----- Material

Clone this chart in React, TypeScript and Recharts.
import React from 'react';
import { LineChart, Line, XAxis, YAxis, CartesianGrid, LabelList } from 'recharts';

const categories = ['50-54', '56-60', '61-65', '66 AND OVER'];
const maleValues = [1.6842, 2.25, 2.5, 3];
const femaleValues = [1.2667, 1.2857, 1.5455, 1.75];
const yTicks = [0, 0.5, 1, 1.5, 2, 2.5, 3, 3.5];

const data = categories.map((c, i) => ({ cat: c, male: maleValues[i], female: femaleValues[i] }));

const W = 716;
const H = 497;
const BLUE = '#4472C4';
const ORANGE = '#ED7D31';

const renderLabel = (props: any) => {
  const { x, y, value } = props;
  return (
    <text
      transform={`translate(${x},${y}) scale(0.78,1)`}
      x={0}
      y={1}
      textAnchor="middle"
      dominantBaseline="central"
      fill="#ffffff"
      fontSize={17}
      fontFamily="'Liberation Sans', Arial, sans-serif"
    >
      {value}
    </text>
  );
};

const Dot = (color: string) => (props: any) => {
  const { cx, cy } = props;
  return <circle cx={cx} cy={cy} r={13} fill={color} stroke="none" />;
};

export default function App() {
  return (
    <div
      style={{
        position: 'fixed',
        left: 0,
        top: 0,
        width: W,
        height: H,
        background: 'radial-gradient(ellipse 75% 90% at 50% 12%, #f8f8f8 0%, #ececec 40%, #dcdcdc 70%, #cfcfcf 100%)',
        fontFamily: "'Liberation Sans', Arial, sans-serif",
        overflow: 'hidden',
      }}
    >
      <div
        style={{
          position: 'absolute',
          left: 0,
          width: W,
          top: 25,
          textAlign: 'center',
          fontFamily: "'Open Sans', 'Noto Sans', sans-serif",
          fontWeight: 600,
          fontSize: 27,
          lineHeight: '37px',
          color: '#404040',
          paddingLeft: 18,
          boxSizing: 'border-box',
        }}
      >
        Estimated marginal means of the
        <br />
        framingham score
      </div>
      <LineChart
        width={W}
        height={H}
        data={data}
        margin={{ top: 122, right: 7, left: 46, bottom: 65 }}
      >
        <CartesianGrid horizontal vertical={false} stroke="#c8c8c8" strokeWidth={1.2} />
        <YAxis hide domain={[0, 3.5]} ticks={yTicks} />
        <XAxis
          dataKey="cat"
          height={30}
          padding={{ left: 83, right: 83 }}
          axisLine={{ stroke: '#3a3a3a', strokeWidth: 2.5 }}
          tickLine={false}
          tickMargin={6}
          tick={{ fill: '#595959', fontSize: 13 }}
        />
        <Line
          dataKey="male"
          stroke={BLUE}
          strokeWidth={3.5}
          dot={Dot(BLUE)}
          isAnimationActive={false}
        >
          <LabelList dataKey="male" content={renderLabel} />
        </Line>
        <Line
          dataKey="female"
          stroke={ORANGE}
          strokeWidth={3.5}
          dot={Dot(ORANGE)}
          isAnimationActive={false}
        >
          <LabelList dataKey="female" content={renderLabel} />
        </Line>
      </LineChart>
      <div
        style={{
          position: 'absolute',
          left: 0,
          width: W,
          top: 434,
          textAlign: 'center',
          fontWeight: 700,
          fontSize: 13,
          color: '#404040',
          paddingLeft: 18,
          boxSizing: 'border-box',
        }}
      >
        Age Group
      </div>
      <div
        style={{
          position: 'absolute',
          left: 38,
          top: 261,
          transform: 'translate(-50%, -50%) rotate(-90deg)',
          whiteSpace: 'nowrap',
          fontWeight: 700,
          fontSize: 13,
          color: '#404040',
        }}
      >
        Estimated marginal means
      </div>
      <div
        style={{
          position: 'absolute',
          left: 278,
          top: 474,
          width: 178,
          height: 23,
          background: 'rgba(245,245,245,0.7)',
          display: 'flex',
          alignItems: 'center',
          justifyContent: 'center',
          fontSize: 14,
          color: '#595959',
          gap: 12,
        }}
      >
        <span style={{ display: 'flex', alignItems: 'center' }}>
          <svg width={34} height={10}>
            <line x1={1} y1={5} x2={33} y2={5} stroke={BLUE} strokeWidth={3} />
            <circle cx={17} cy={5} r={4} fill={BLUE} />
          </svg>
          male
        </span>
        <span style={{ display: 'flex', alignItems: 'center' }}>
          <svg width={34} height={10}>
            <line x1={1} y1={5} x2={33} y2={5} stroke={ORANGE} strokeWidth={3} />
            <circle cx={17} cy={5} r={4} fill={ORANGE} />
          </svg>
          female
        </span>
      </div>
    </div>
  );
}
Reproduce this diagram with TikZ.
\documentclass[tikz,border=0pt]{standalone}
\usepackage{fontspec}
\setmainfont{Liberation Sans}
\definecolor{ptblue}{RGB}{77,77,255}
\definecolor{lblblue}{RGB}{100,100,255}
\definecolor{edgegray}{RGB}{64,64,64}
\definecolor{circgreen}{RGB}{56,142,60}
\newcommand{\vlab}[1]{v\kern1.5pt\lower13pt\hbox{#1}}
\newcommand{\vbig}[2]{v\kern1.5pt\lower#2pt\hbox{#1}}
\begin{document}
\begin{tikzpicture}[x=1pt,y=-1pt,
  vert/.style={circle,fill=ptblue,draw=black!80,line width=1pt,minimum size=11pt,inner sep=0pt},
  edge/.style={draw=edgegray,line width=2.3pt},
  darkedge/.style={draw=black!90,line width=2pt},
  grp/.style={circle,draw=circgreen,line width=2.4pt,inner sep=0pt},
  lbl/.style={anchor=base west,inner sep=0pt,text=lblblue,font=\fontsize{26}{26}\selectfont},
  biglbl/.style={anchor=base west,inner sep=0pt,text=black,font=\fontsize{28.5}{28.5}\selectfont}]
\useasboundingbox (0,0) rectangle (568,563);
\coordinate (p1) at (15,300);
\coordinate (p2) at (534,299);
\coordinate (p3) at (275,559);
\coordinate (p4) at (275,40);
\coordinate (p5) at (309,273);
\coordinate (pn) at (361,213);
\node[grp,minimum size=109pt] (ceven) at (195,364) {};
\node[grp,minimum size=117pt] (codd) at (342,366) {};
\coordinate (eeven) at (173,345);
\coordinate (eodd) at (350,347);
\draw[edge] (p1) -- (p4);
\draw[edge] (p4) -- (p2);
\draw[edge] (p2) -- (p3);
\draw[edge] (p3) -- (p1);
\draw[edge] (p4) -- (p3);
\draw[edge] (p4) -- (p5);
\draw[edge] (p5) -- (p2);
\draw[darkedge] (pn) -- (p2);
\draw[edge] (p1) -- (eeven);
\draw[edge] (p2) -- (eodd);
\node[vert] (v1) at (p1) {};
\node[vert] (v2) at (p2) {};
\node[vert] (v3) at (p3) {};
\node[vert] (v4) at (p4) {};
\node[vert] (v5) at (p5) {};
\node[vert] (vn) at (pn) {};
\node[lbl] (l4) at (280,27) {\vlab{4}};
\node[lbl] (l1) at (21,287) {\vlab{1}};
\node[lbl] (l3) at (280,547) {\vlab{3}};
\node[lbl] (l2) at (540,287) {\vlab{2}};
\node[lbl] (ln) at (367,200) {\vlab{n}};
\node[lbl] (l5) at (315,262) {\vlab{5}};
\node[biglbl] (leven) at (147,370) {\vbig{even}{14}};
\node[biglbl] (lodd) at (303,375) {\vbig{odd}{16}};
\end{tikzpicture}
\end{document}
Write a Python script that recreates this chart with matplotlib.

----------

Written problem:
Copy every record above exactly as it appears.

Result:
Clone this chart in React, TypeScript and Recharts.
import React from 'react';
import { LineChart, Line, XAxis, YAxis, CartesianGrid, LabelList } from 'recharts';

const categories = ['50-54', '56-60', '61-65', '66 AND OVER'];
const maleValues = [1.6842, 2.25, 2.5, 3];
const femaleValues = [1.2667, 1.2857, 1.5455, 1.75];
const yTicks = [0, 0.5, 1, 1.5, 2, 2.5, 3, 3.5];

const data = categories.map((c, i) => ({ cat: c, male: maleValues[i], female: femaleValues[i] }));

const W = 716;
const H = 497;
const BLUE = '#4472C4';
const ORANGE = '#ED7D31';

const renderLabel = (props: any) => {
  const { x, y, value } = props;
  return (
    <text
      transform={`translate(${x},${y}) scale(0.78,1)`}
      x={0}
      y={1}
      textAnchor="middle"
      dominantBaseline="central"
      fill="#ffffff"
      fontSize={17}
      fontFamily="'Liberation Sans', Arial, sans-serif"
    >
      {value}
    </text>
  );
};

const Dot = (color: string) => (props: any) => {
  const { cx, cy } = props;
  return <circle cx={cx} cy={cy} r={13} fill={color} stroke="none" />;
};

export default function App() {
  return (
    <div
      style={{
        position: 'fixed',
        left: 0,
        top: 0,
        width: W,
        height: H,
        background: 'radial-gradient(ellipse 75% 90% at 50% 12%, #f8f8f8 0%, #ececec 40%, #dcdcdc 70%, #cfcfcf 100%)',
        fontFamily: "'Liberation Sans', Arial, sans-serif",
        overflow: 'hidden',
      }}
    >
      <div
        style={{
          position: 'absolute',
          left: 0,
          width: W,
          top: 25,
          textAlign: 'center',
          fontFamily: "'Open Sans', 'Noto Sans', sans-serif",
          fontWeight: 600,
          fontSize: 27,
          lineHeight: '37px',
          color: '#404040',
          paddingLeft: 18,
          boxSizing: 'border-box',
        }}
      >
        Estimated marginal means of the
        <br />
        framingham score
      </div>
      <LineChart
        width={W}
        height={H}
        data={data}
        margin={{ top: 122, right: 7, left: 46, bottom: 65 }}
      >
        <CartesianGrid horizontal vertical={false} stroke="#c8c8c8" strokeWidth={1.2} />
        <YAxis hide domain={[0, 3.5]} ticks={yTicks} />
        <XAxis
          dataKey="cat"
          height={30}
          padding={{ left: 83, right: 83 }}
          axisLine={{ stroke: '#3a3a3a', strokeWidth: 2.5 }}
          tickLine={false}
          tickMargin={6}
          tick={{ fill: '#595959', fontSize: 13 }}
        />
        <Line
          dataKey="male"
          stroke={BLUE}
          strokeWidth={3.5}
          dot={Dot(BLUE)}
          isAnimationActive={false}
        >
          <LabelList dataKey="male" content={renderLabel} />
        </Line>
        <Line
          dataKey="female"
          stroke={ORANGE}
          strokeWidth={3.5}
          dot={Dot(ORANGE)}
          isAnimationActive={false}
        >
          <LabelList dataKey="female" content={renderLabel} />
        </Line>
      </LineChart>
      <div
        style={{
          position: 'absolute',
          left: 0,
          width: W,
          top: 434,
          textAlign: 'center',
          fontWeight: 700,
          fontSize: 13,
          color: '#404040',
          paddingLeft: 18,
          boxSizing: 'border-box',
        }}
      >
        Age Group
      </div>
      <div
        style={{
          position: 'absolute',
          left: 38,
          top: 261,
          transform: 'translate(-50%, -50%) rotate(-90deg)',
          whiteSpace: 'nowrap',
          fontWeight: 700,
          fontSize: 13,
          color: '#404040',
        }}
      >
        Estimated marginal means
      </div>
      <div
        style={{
          position: 'absolute',
          left: 278,
          top: 474,
          width: 178,
          height: 23,
          background: 'rgba(245,245,245,0.7)',
          display: 'flex',
          alignItems: 'center',
          justifyContent: 'center',
          fontSize: 14,
          color: '#595959',
          gap: 12,
        }}
      >
        <span style={{ display: 'flex', alignItems: 'center' }}>
          <svg width={34} height={10}>
            <line x1={1} y1={5} x2={33} y2={5} stroke={BLUE} strokeWidth={3} />
            <circle cx={17} cy={5} r={4} fill={BLUE} />
          </svg>
          male
        </span>
        <span style={{ display: 'flex', alignItems: 'center' }}>
          <svg width={34} height={10}>
            <line x1={1} y1={5} x2={33} y2={5} stroke={ORANGE} strokeWidth={3} />
            <circle cx={17} cy={5} r={4} fill={ORANGE} />
          </svg>
          female
        </span>
      </div>
    </div>
  );
}
Reproduce this diagram with TikZ.
\documentclass[tikz,border=0pt]{standalone}
\usepackage{fontspec}
\setmainfont{Liberation Sans}
\definecolor{ptblue}{RGB}{77,77,255}
\definecolor{lblblue}{RGB}{100,100,255}
\definecolor{edgegray}{RGB}{64,64,64}
\definecolor{circgreen}{RGB}{56,142,60}
\newcommand{\vlab}[1]{v\kern1.5pt\lower13pt\hbox{#1}}
\newcommand{\vbig}[2]{v\kern1.5pt\lower#2pt\hbox{#1}}
\begin{document}
\begin{tikzpicture}[x=1pt,y=-1pt,
  vert/.style={circle,fill=ptblue,draw=black!80,line width=1pt,minimum size=11pt,inner sep=0pt},
  edge/.style={draw=edgegray,line width=2.3pt},
  darkedge/.style={draw=black!90,line width=2pt},
  grp/.style={circle,draw=circgreen,line width=2.4pt,inner sep=0pt},
  lbl/.style={anchor=base west,inner sep=0pt,text=lblblue,font=\fontsize{26}{26}\selectfont},
  biglbl/.style={anchor=base west,inner sep=0pt,text=black,font=\fontsize{28.5}{28.5}\selectfont}]
\useasboundingbox (0,0) rectangle (568,563);
\coordinate (p1) at (15,300);
\coordinate (p2) at (534,299);
\coordinate (p3) at (275,559);
\coordinate (p4) at (275,40);
\coordinate (p5) at (309,273);
\coordinate (pn) at (361,213);
\node[grp,minimum size=109pt] (ceven) at (195,364) {};
\node[grp,minimum size=117pt] (codd) at (342,366) {};
\coordinate (eeven) at (173,345);
\coordinate (eodd) at (350,347);
\draw[edge] (p1) -- (p4);
\draw[edge] (p4) -- (p2);
\draw[edge] (p2) -- (p3);
\draw[edge] (p3) -- (p1);
\draw[edge] (p4) -- (p3);
\draw[edge] (p4) -- (p5);
\draw[edge] (p5) -- (p2);
\draw[darkedge] (pn) -- (p2);
\draw[edge] (p1) -- (eeven);
\draw[edge] (p2) -- (eodd);
\node[vert] (v1) at (p1) {};
\node[vert] (v2) at (p2) {};
\node[vert] (v3) at (p3) {};
\node[vert] (v4) at (p4) {};
\node[vert] (v5) at (p5) {};
\node[vert] (vn) at (pn) {};
\node[lbl] (l4) at (280,27) {\vlab{4}};
\node[lbl] (l1) at (21,287) {\vlab{1}};
\node[lbl] (l3) at (280,547) {\vlab{3}};
\node[lbl] (l2) at (540,287) {\vlab{2}};
\node[lbl] (ln) at (367,200) {\vlab{n}};
\node[lbl] (l5) at (315,262) {\vlab{5}};
\node[biglbl] (leven) at (147,370) {\vbig{even}{14}};
\node[biglbl] (lodd) at (303,375) {\vbig{odd}{16}};
\end{tikzpicture}
\end{document}
Write a Python script that recreates this chart with matplotlib.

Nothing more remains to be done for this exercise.